Ia mencontohkan bagaimana personel kepolisian tidak bersikap saat mendapati sebuah skuter yang mampu menampung hingga 80 liter Premium di SPBU. "Polisinya diam saja, meski dia berjaga di SPBU. Anak kecil saja tahu bahwa Vespa itu dimodifikasi. Tak ada lagi mesinnya, karena sudah diganti dengan jeriken," Makmur bercerita. "Cuma didorong saja setelah mengisi BBM."

Petugas SPBU, kata Makmur, juga membiarkan praktek penimbunan BBM dengan modus seperti itu. Terkesan sudah ada kerja sama antara penimbun BBM dan petugas SPBU. "Kami pernah coba ikut menjaga SPBU, tapi malah petugas Satpol PP dipukul penimbun BBM. Ya sudah, biarkan saja seperti itu."

Mereka yang masih mencoba antre di SPBU harus benar-benar punya kesabaran tinggi. "Paling cepat dua hari baru dapat BBM," kata Suryanto, seorang warga Berau.

Di Palangkaraya, Kalimantan Tengah, sudah tiga bulan lebih antrean di SPBU selalu padat dan didominasi oleh kendaraan roda dua yang menggembol tangki gendut. Mereka bisa bolak-balik 5-6 kali saban hari. Setiap kali dapat BBM, mereka akan segera menguras isi tangkinya, lalu balik lagi untuk antre ke SPBU. Warga setempat menyebut mereka sebagai "pelangsir minyak".

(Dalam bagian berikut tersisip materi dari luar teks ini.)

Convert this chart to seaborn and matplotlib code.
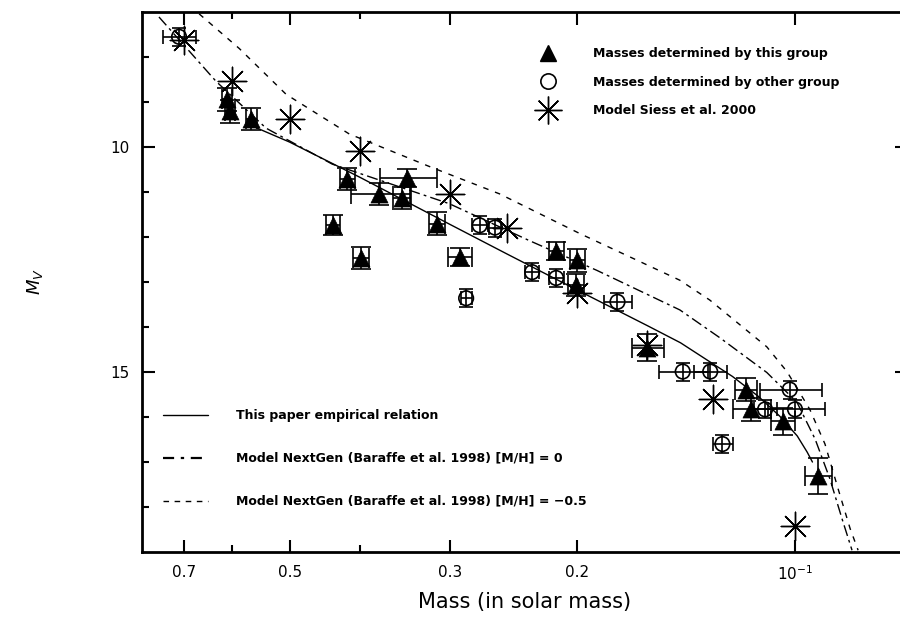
import matplotlib
matplotlib.use('Agg')
import matplotlib.pyplot as plt
from matplotlib.lines import Line2D
from matplotlib.ticker import FixedLocator, FixedFormatter, NullFormatter
import seaborn as sns

# Mass - M_V relation for low mass stars

# Data: masses determined by this group
tri_mass = [0.61, 0.605, 0.565, 0.416, 0.344, 0.376, 0.35, 0.436, 0.398, 0.313,
            0.291, 0.214, 0.20, 0.201, 0.16, 0.117, 0.115, 0.104, 0.093]
tri_mv = [8.94, 9.21, 9.38, 10.71, 10.68, 11.04, 11.13, 11.74, 12.47, 11.70,
          12.45, 12.30, 12.52, 13.07, 14.46, 15.39, 15.83, 16.09, 17.31]
tri_xerr = [0.01, 0.01, 0.01, 0.01, 0.031, 0.035, 0.01, 0.01, 0.01, 0.008,
            0.011, 0.005, 0.005, 0.005, 0.008, 0.004, 0.007, 0.004, 0.004]
tri_yerr = [0.25, 0.25, 0.25, 0.25, 0.2, 0.25, 0.25, 0.22, 0.25, 0.25,
            0.2, 0.2, 0.25, 0.25, 0.3, 0.25, 0.25, 0.3, 0.4]

# masses determined by other group
circ_mass = [0.711, 0.285, 0.273, 0.26, 0.231, 0.214, 0.176, 0.143, 0.131,
             0.1017, 0.10, 0.110, 0.126]
circ_mv = [7.55, 13.36, 11.74, 11.79, 12.78, 12.91, 13.44, 14.99, 14.99,
           15.39, 15.83, 15.83, 16.60]
circ_xerr = [0.037, 0.005, 0.007, 0.005, 0.005, 0.005, 0.008, 0.011, 0.007,
             0.01, 0.009, 0.004, 0.004]
circ_yerr = [0.2, 0.2, 0.2, 0.2, 0.2, 0.2, 0.2, 0.2, 0.2, 0.2, 0.2, 0.2, 0.2]

# Model Siess et al. 2000
siess_mass = [0.7, 0.6, 0.5, 0.4, 0.3, 0.25, 0.2, 0.16, 0.13, 0.1]
siess_mv = [7.62, 8.54, 9.38, 10.09, 11.04, 11.81, 13.25, 14.39, 15.61, 18.43]

# This paper empirical relation
emp_mass = [0.56, 0.50, 0.40, 0.30, 0.25, 0.20, 0.16, 0.144, 0.122, 0.1124,
            0.105, 0.0993, 0.0962, 0.0946]
emp_mv = [9.55, 9.89, 10.67, 11.72, 12.38, 13.18, 13.97, 14.35, 15.10, 15.54,
          15.98, 16.42, 16.78, 17.0]

# NextGen [M/H] = 0
ng0_mass = [0.758, 0.632, 0.539, 0.4365, 0.3006, 0.233, 0.188, 0.1443, 0.127,
            0.1094, 0.0994, 0.0938, 0.0895, 0.0861, 0.0834]
ng0_mv = [7.11, 8.54, 9.58, 10.38, 11.26, 12.08, 12.74, 13.62, 14.24,
          15.01, 15.67, 16.49, 17.37, 18.26, 18.96]

# NextGen [M/H] = -0.5
ng5_mass = [0.667, 0.587, 0.5055, 0.4135, 0.3173, 0.2563, 0.1986, 0.1443,
            0.1312, 0.1094, 0.1026, 0.0954, 0.0909, 0.0872, 0.0839, 0.0818]
ng5_mv = [7.04, 7.81, 8.83, 9.71, 10.46, 11.04, 11.92, 12.96,
          13.40, 14.44, 14.99, 15.83, 16.60, 17.59, 18.48, 18.96]

xticks_major = [0.7, 0.5, 0.3, 0.2, 0.1]
xtick_labels = ['0.7', '0.5', '0.3', '0.2', r'$\mathregular{10^{-1}}$']
xticks_minor = [0.6, 0.4]

# Plot
sns.set_theme(style='ticks', rc={'axes.edgecolor': 'black',
                                 'axes.linewidth': 2.0,
                                 'text.color': 'black',
                                 'axes.labelcolor': 'black',
                                 'xtick.color': 'black',
                                 'ytick.color': 'black',
                                 'xtick.direction': 'in',
                                 'ytick.direction': 'in'})
plt.rcParams['font.family'] = ['DejaVu Sans']

fig = plt.figure(figsize=(9, 6.17), dpi=100)
ax = fig.add_axes([0.1578, 0.1053, 0.85, 0.8752])
ax.set_xscale('log')

sns.lineplot(x=emp_mass, y=emp_mv, ax=ax, color='black', lw=1.0, sort=False,
             estimator=None)
sns.lineplot(x=ng0_mass, y=ng0_mv, ax=ax, color='black', lw=1.0, sort=False,
             estimator=None, linestyle=(0, (8, 3, 2, 3)))
sns.lineplot(x=ng5_mass, y=ng5_mv, ax=ax, color='black', lw=1.0, sort=False,
             estimator=None, linestyle=(0, (4, 5)))

ax.errorbar(tri_mass, tri_mv, xerr=tri_xerr, yerr=tri_yerr, fmt='none',
            ecolor='black', elinewidth=1.2, capsize=7, capthick=1.2)
ax.errorbar(circ_mass, circ_mv, xerr=circ_xerr, yerr=circ_yerr, fmt='none',
            ecolor='black', elinewidth=1.2, capsize=5, capthick=1.2)

sns.scatterplot(x=tri_mass, y=tri_mv, ax=ax, marker='^', s=150,
                color='black', edgecolor='black', linewidth=0.5, zorder=4)
sns.scatterplot(x=circ_mass, y=circ_mv, ax=ax, marker='o', s=110,
                facecolor='none', edgecolor='black', linewidth=1.2, zorder=4)
sns.scatterplot(x=siess_mass, y=siess_mv, ax=ax, marker=(8, 2, 0), s=420,
                color='black', edgecolor='black', linewidth=1.0, zorder=4)

ax.set_xlim(0.8, 0.07)
ax.set_ylim(19, 7)

ax.xaxis.set_major_locator(FixedLocator(xticks_major))
ax.xaxis.set_major_formatter(FixedFormatter(xtick_labels))
ax.xaxis.set_minor_locator(FixedLocator(xticks_minor))
ax.xaxis.set_minor_formatter(NullFormatter())
ax.yaxis.set_major_locator(FixedLocator([10, 15]))
ax.yaxis.set_minor_locator(FixedLocator([8, 9, 11, 12, 13, 14, 16, 17, 18]))
ax.tick_params(which='both', top=True, right=True, direction='in',
               width=1.5, labelsize=11, colors='black')
ax.tick_params(which='major', length=9, pad=9)
ax.tick_params(which='minor', length=5)

ax.set_xlabel('Mass (in solar mass)', fontsize=15, labelpad=6)
ax.set_ylabel(r'$M_V$', fontsize=13, labelpad=47)

h_pts = [Line2D([], [], ls='none', marker='^', ms=12, color='black'),
         Line2D([], [], ls='none', marker='o', ms=11, mfc='none', mec='black', mew=1.2),
         Line2D([], [], ls='none', marker=(8, 2, 0), ms=20, color='black', mew=1.0)]
l_pts = ['Masses determined by this group', 'Masses determined by other group',
         'Model Siess et al. 2000']
leg1 = ax.legend(h_pts, l_pts, loc='upper left', bbox_to_anchor=(0.514, 0.935),
                 frameon=False, handlelength=2, handletextpad=2.6,
                 labelspacing=1.25, borderpad=0, borderaxespad=0,
                 prop={'weight': 'bold', 'size': 9})
ax.add_artist(leg1)

h_lines = [Line2D([], [], color='black', lw=1.0),
           Line2D([], [], color='black', lw=1.6, ls=(0, (5, 3, 1.5, 3))),
           Line2D([], [], color='black', lw=1.0, ls=(0, (4, 4)))]
l_lines = ['This paper empirical relation',
           'Model NextGen (Baraffe et al. 1998) [M/H] = 0',
           'Model NextGen (Baraffe et al. 1998) [M/H] = \u22120.5']
ax.legend(h_lines, l_lines, loc='upper left', bbox_to_anchor=(0.027, 0.265),
          frameon=False, handlelength=3.6, handletextpad=2.3,
          labelspacing=2.4, borderpad=0, borderaxespad=0,
          prop={'weight': 'bold', 'size': 9})

fig.savefig('out.png', dpi=100)
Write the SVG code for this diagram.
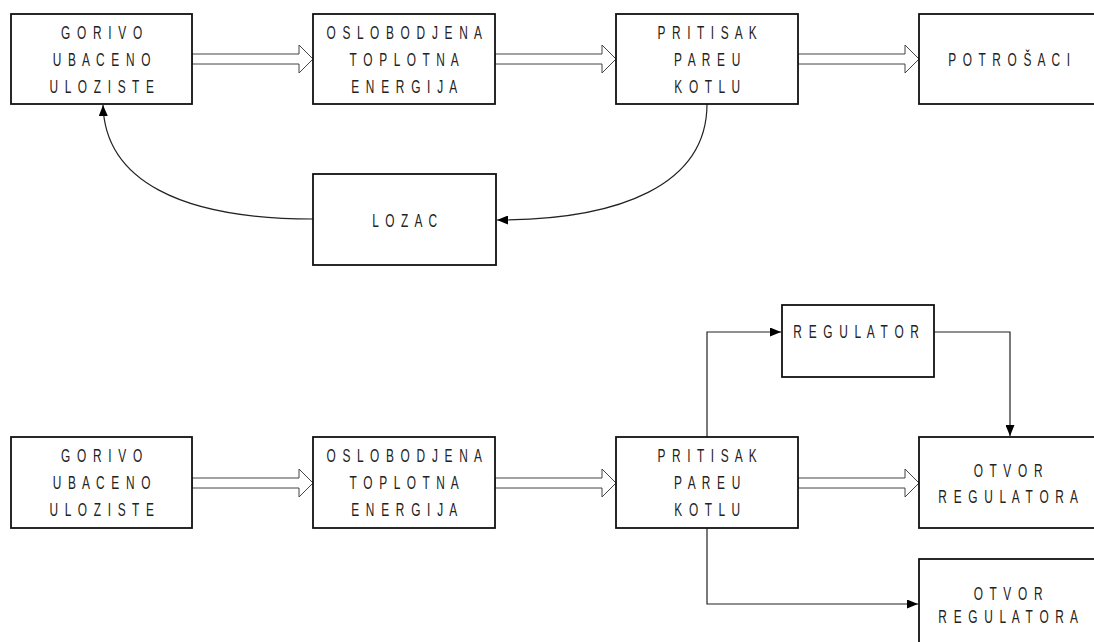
<svg xmlns="http://www.w3.org/2000/svg" width="1094" height="642" viewBox="0 0 1094 642">
<defs>
<style>
.box{fill:#fff;stroke:#111;stroke-width:1.8}
.hol{fill:#fff;stroke:#444;stroke-width:1}
.ln{fill:none;stroke:#222;stroke-width:1.2}
.t{font-family:"Liberation Sans",Arial,sans-serif;font-size:18px;fill:#222;letter-spacing:2.6px;text-anchor:middle}
</style>
<marker id="ah" markerUnits="userSpaceOnUse" markerWidth="11" markerHeight="9" refX="11" refY="4.5" orient="auto">
<path d="M0,0 L11,4.5 L0,9 z" fill="#000"/>
</marker>
</defs>
<rect width="1094" height="642" fill="#fff"/>
<g id="connectors">
<polygon class="hol" points="192,54 299,54 299,45 313,59 299,73 299,64 192,64"/>
<polygon class="hol" points="495,54 602,54 602,45 616,59 602,73 602,64 495,64"/>
<polygon class="hol" points="798,54 905,54 905,45 919,59 905,73 905,64 798,64"/>
<path class="ln" d="M707,104 C707,185 620,220 497,220" marker-end="url(#ah)"/>
<path class="ln" d="M313,219 C180,219 105,180 103,105" marker-end="url(#ah)"/>
<polygon class="hol" points="192,478 299,478 299,469 313,483 299,497 299,488 192,488"/>
<polygon class="hol" points="495,478 602,478 602,469 616,483 602,497 602,488 495,488"/>
<polygon class="hol" points="798,478 905,478 905,469 919,483 905,497 905,488 798,488"/>
<path class="ln" d="M707,437 L707,332 L781,332" marker-end="url(#ah)"/>
<path class="ln" d="M934,332 L1010,332 L1010,436" marker-end="url(#ah)"/>
<path class="ln" d="M707,528 L707,604 L918,604" marker-end="url(#ah)"/>
</g>
<g id="gorivo1">
<rect class="box" x="11" y="14" width="181" height="90"/>
<text class="t" transform="translate(102.5,38.5) scale(0.66,1)">G O R I V O</text>
<text class="t" transform="translate(102.5,65.5) scale(0.66,1)">U B A C E N O</text>
<text class="t" transform="translate(102.5,92.5) scale(0.66,1)">U L O Z I S T E</text>
</g>
<g id="energija1">
<rect class="box" x="313" y="14" width="182" height="90"/>
<text class="t" transform="translate(405,38.5) scale(0.66,1)">O S L O B O D J E N A</text>
<text class="t" transform="translate(405,65.5) scale(0.66,1)">T O P L O T N A</text>
<text class="t" transform="translate(405,92.5) scale(0.66,1)">E N E R G I J A</text>
</g>
<g id="pritisak1">
<rect class="box" x="616" y="14" width="182" height="90"/>
<text class="t" transform="translate(708,38.5) scale(0.66,1)">P R I T I S A K</text>
<text class="t" transform="translate(708,65.5) scale(0.66,1)">P A R E U</text>
<text class="t" transform="translate(708,92.5) scale(0.66,1)">K O T L U</text>
</g>
<g id="potrosaci">
<rect class="box" x="919" y="14" width="181" height="90"/>
<text class="t" transform="translate(1010,65.5) scale(0.66,1)">P O T R O Š A C I</text>
</g>
<g id="lozac">
<rect class="box" x="313" y="174" width="183" height="91"/>
<text class="t" transform="translate(405.5,226.5) scale(0.66,1)">L O Z A C</text>
</g>
<g id="gorivo2">
<rect class="box" x="11" y="437" width="181" height="91"/>
<text class="t" transform="translate(102.5,462) scale(0.66,1)">G O R I V O</text>
<text class="t" transform="translate(102.5,489) scale(0.66,1)">U B A C E N O</text>
<text class="t" transform="translate(102.5,516) scale(0.66,1)">U L O Z I S T E</text>
</g>
<g id="energija2">
<rect class="box" x="313" y="437" width="182" height="91"/>
<text class="t" transform="translate(405,462) scale(0.66,1)">O S L O B O D J E N A</text>
<text class="t" transform="translate(405,489) scale(0.66,1)">T O P L O T N A</text>
<text class="t" transform="translate(405,516) scale(0.66,1)">E N E R G I J A</text>
</g>
<g id="pritisak2">
<rect class="box" x="616" y="437" width="182" height="91"/>
<text class="t" transform="translate(708,462) scale(0.66,1)">P R I T I S A K</text>
<text class="t" transform="translate(708,489) scale(0.66,1)">P A R E U</text>
<text class="t" transform="translate(708,516) scale(0.66,1)">K O T L U</text>
</g>
<g id="regulator">
<rect class="box" x="782" y="305" width="152" height="72"/>
<text class="t" transform="translate(857,338) scale(0.66,1)">R E G U L A T O R</text>
</g>
<g id="otvor1">
<rect class="box" x="919" y="437" width="181" height="91"/>
<text class="t" transform="translate(1009,476.5) scale(0.66,1)">O T V O R</text>
<text class="t" transform="translate(1009,502.5) scale(0.66,1)">R E G U L A T O R A</text>
</g>
<g id="otvor2">
<rect class="box" x="919" y="559" width="181" height="91"/>
<text class="t" transform="translate(1009,600) scale(0.66,1)">O T V O R</text>
<text class="t" transform="translate(1009,623) scale(0.66,1)">R E G U L A T O R A</text>
</g>
</svg>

Melihat hal itu, Gubernur Kalimantan Tengah Agustin Teras Narang mengeluarkan instruksi pembatasan pada 8 Mei lalu. Di situ disebutkan bahwa kendaraan roda dua hanya diizinkan mengisi maksimal 6 liter Premium per hari. Truk dan bus kecil hanya boleh menyedot paling banyak 40 liter solar, bus besar 50 liter, sedangkan minibus hanya boleh 25 liter tiap hari. Tapi instruksi Gubernur ternyata tak cukup sakti. Antrean panjang tetap saja terjadi dan diisi para pelangsir minyak.

Wakil Kepala Badan Pengatur Hilir Minyak dan Gas Fahmi Harsandono mengatakan solusi dengan menambah kuota pun tak akan banyak berarti. Dia menunjuk banyaknya kendaraan industri pertambangan dan perkebunan yang dibiarkan minum solar bersubsidi. "Wong, mereka punya tangki penampungnya di tengah kebun. Ada satu perusahaan yang tiap bulan belanja BBM-nya bisa Rp 40 miliar," katanya.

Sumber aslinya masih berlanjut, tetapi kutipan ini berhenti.